Q - Jusqu'à ce matin en tout cas et même dans ce que prévoient les textes, Milosevic serait encore au pouvoir à Belgrade puisque c'est lui qui finalement accepte le texte et son exécution. Est-ce qu'on peut parler de victoire tant que Milosevic est au pouvoir ? Et est-ce que son maintien au pouvoir à Belgrade permettra, finalement, le but de toute l'opération, c'est-à-dire le retour des réfugiés kosovars chez eux ?
- « Alors double question, double réponse. J'espère et je crois qu'il faudra que Milosevic démissionne. Il a capitulé militairement apparemment. Je crois et j'espère qu'il y a suffisamment de forces démocrates en Serbie qui pourront le remplacer et qu'il sera lui-même soumis à une telle pression interne qu'il s'en aille, et que finalement les interlocuteurs du nouveau pouvoir à Belgrade ne soient plus Milosevic et la bande des sanguinaires. Deuxième point, il est évident que le premier objectif évidemment c'est le retour des déportés chez eux. Alors c'est évidemment une opération considérable dans la mesure où c'est de l'ordre d'un million de personnes avec toute la reconstruction du pays et je vois mal, en effet, pour répondre à votre question, comment cela pourrait être fait avec l'assentiment et voire la bonne volonté d'un régime tel que celui de Milosevic. »
Q - Juste un mot pour finir sur ce sujet : la guerre était nécessaire, indispensable ?

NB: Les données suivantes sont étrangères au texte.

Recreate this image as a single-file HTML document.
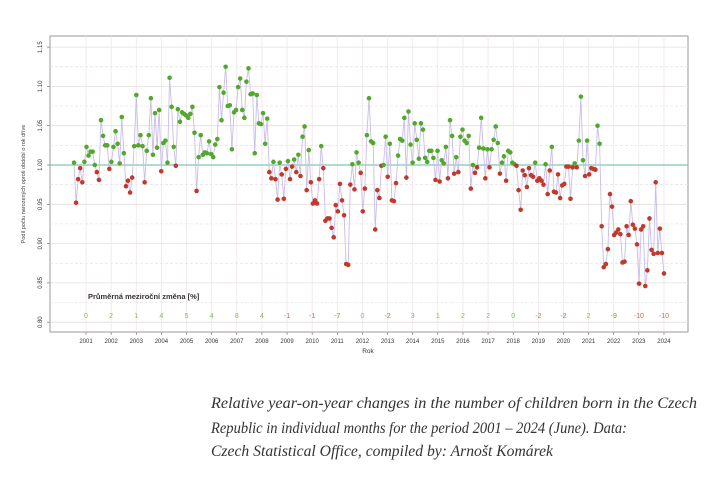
<!DOCTYPE html>
<html><head><meta charset="utf-8"><style>
html,body{margin:0;padding:0;background:#fff;width:722px;height:484px;overflow:hidden}
svg{display:block}
</style></head><body>
<svg id="s" width="722" height="484" xmlns="http://www.w3.org/2000/svg" font-family="Liberation Sans, sans-serif">
<rect x="50" y="36" width="638" height="296" fill="#fff" stroke="#999" stroke-width="1"/>
<g id="grid"></g>
<line x1="50" x2="688" y1="165" y2="165" stroke="#7fc8b8" stroke-width="1.2"/>
<g id="data"></g>
<g id="ax" font-size="6" fill="#333"></g>
<text x="88" y="299" font-size="7.5" font-weight="bold" fill="#333">Průměrná meziroční změna [%]</text>
<text x="368" y="353" font-size="6.5" fill="#333" text-anchor="middle">Rok</text>
<text transform="translate(25,184) rotate(-90)" font-size="5.5" fill="#444" text-anchor="middle">Podíl počtu narozených oproti období o rok dříve</text>
<g font-family="Liberation Serif, serif" font-style="italic" font-size="15.5" fill="#333">
<text x="211" y="408" textLength="486" lengthAdjust="spacingAndGlyphs">Relative year-on-year changes in the number of children born in the Czech</text>
<text x="211" y="433" textLength="416" lengthAdjust="spacingAndGlyphs">Republic in individual months for the period 2001 – 2024 (June). Data:</text>
<text x="211" y="456" textLength="342" lengthAdjust="spacingAndGlyphs">Czech Statistical Office, compiled by: Arnošt Komárek</text>
</g>
</svg>
<script>
var NS="http://www.w3.org/2000/svg";
function el(p,t,a,txt){var e=document.createElementNS(NS,t);for(var k in a)e.setAttribute(k,a[k]);if(txt!=null)e.textContent=txt;p.appendChild(e);return e;}
var g=document.getElementById('grid'),d=document.getElementById('data'),ax=document.getElementById('ax');
function Y(v){return 165-(v-1)/0.05*39.3;}
function X(y){return 86+(y-2001)*25.13;}
for(var i=0;i<=7;i++){var v=0.80+i*0.05,y=Y(v);
 el(g,'line',{x1:50,x2:688,y1:y,y2:y,stroke:'#e4dde0','stroke-width':0.8});
 if(i<7){el(g,'line',{x1:50,x2:688,y1:Y(v+0.025),y2:Y(v+0.025),stroke:'#e6e0e3','stroke-width':0.7,'stroke-dasharray':'3,2'});}
 var t=el(ax,'text',{transform:'translate(42,'+y+') rotate(-90)','text-anchor':'middle'},v.toFixed(2));
 el(ax,'line',{x1:47,x2:50,y1:y,y2:y,stroke:'#666','stroke-width':0.6});}
var avg=[0,2,1,4,5,4,8,4,-1,-1,-7,0,-2,3,1,2,2,0,-2,-2,2,-9,-10,-10];
for(var k=0;k<24;k++){var x=X(2001+k);
 el(g,'line',{x1:x,x2:x,y1:36,y2:332,stroke:'#f0e4ea','stroke-width':0.8});
 el(ax,'line',{x1:x,x2:x,y1:332,y2:335,stroke:'#666','stroke-width':0.6});
 el(ax,'text',{x:x,y:343,'text-anchor':'middle'},2001+k);
 var a=avg[k];el(d,'text',{x:x,y:318,'text-anchor':'middle','font-size':7,fill:a>0||(a==0&&k!=11)?'#7cc242':(a==0?'#7cc242':'#d06a4a')},a);}
var vals=[1.003,0.952,0.982,0.996,0.978,1.004,1.023,1.012,1.017,1.017,1.000,0.991,
0.981,1.057,1.037,1.025,1.025,0.995,1.004,1.023,1.043,1.027,1.002,1.061,
1.015,0.973,0.980,0.965,0.984,1.024,1.089,1.025,1.038,1.024,0.978,1.018,
1.038,1.085,1.013,1.066,1.022,1.070,0.992,1.028,1.031,1.003,1.111,1.074,
1.023,0.999,1.071,1.055,1.067,1.065,1.063,1.060,1.065,1.074,1.041,0.967,
1.010,1.038,1.013,1.016,1.015,1.030,1.014,1.010,1.026,1.033,1.099,1.057,
1.092,1.125,1.075,1.076,1.020,1.067,1.070,1.099,1.110,1.070,1.060,1.106,
1.123,1.090,1.091,1.015,1.089,1.053,1.052,1.066,1.027,1.059,0.991,0.983,
1.004,0.982,0.956,1.003,0.988,0.957,0.995,1.005,0.982,0.998,1.007,0.991,
1.013,0.986,1.036,1.049,0.968,1.019,0.978,0.951,0.955,0.951,0.982,1.024,
0.996,0.929,0.932,0.932,0.920,0.908,0.949,0.941,0.976,0.955,0.936,0.874,
0.873,0.975,1.001,0.969,1.016,1.003,0.990,0.941,0.970,1.038,1.085,1.030,
1.028,0.918,0.968,0.958,0.999,1.000,1.036,0.985,1.027,0.955,0.954,0.977,
1.012,1.033,1.031,1.060,0.984,1.068,1.026,1.003,1.053,1.032,1.008,1.053,
1.045,1.009,1.004,1.018,1.018,1.009,0.981,1.018,0.979,1.006,1.002,1.023,
0.983,1.057,1.037,0.989,1.010,0.991,1.036,1.045,1.031,1.028,1.037,0.970,
1.000,0.990,0.997,1.022,1.060,1.021,0.983,1.020,0.997,1.020,1.032,1.049,
1.028,0.989,1.003,1.011,0.980,1.018,1.016,1.003,1.001,0.999,0.968,0.943,
0.993,0.987,0.972,0.996,0.987,0.985,1.003,0.980,0.983,0.980,0.975,1.001,
0.963,0.993,1.023,0.966,0.965,0.988,0.958,0.974,0.976,0.998,0.998,0.957,
0.997,1.002,0.997,1.031,1.087,1.006,0.986,1.031,0.988,0.996,0.995,0.994,
1.050,1.027,0.922,0.870,0.874,0.893,0.963,0.947,0.911,0.914,0.918,0.912,
0.876,0.877,0.922,0.911,0.954,0.924,0.919,0.899,0.849,0.918,0.922,0.846,
0.866,0.932,0.892,0.887,0.978,0.888,0.919,0.888,0.862];
var n=vals.length,pts=[];
for(var i=0;i<n;i++){pts.push([74+i*(664-74)/(n-1),Y(vals[i])]);}
el(d,'polyline',{points:pts.map(function(p){return p[0].toFixed(1)+','+p[1].toFixed(1)}).join(' '),fill:'none',stroke:'#c9bde8','stroke-width':0.9});
for(var i=0;i<n;i++){el(d,'circle',{cx:pts[i][0],cy:pts[i][1],r:2.3,fill:vals[i]>=1?'#52a82a':'#c0392b'});}
</script>
</body></html>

- « Elle était, hélas, devenue inéluctable après dix ans d'atermoiements et 200 000 morts quand même aussi bien en Slovénie qu'en Croatie, qu'en Bosnie et maintenant au Kosovo qui sont dues essentiellement à Milosevic, qui devrait être traduit d'ailleurs devant le Tribunal pénal international comme l'a proposé L. Arbour il y a une semaine. Donc, c'était inéluctable. C'est évidemment pour nous une difficulté mais cette difficulté, semble-t-il, a atteint son objectif, c'est-à-dire le retour des déportés chez eux. »
Q - Pas trop de problèmes pour la majorité plurielle qui s'est quand même beaucoup déchirée sur ce problème ?
- « Il y a eu plus d'états d'âme, semble-t-il, au sein du Parti communiste français que chez les Verts ou au sein du PS. »
Q - Le Mouvement des citoyens aussi ?
- « Et chez le MDC bien sûr. Mais je crois qu'elle a tenu bon et elle a montré, cette majorité plurielle, que même dans les situations qui sont les plus politiques – un fait de guerre – elle savait conserver une unité dans la diversité des opinions qui ont été exprimées d'ailleurs aussi bien par M. Chevènement, sous une forme un peu biaisée, et par D. Voynet ou d'autres de nos leaders Verts. »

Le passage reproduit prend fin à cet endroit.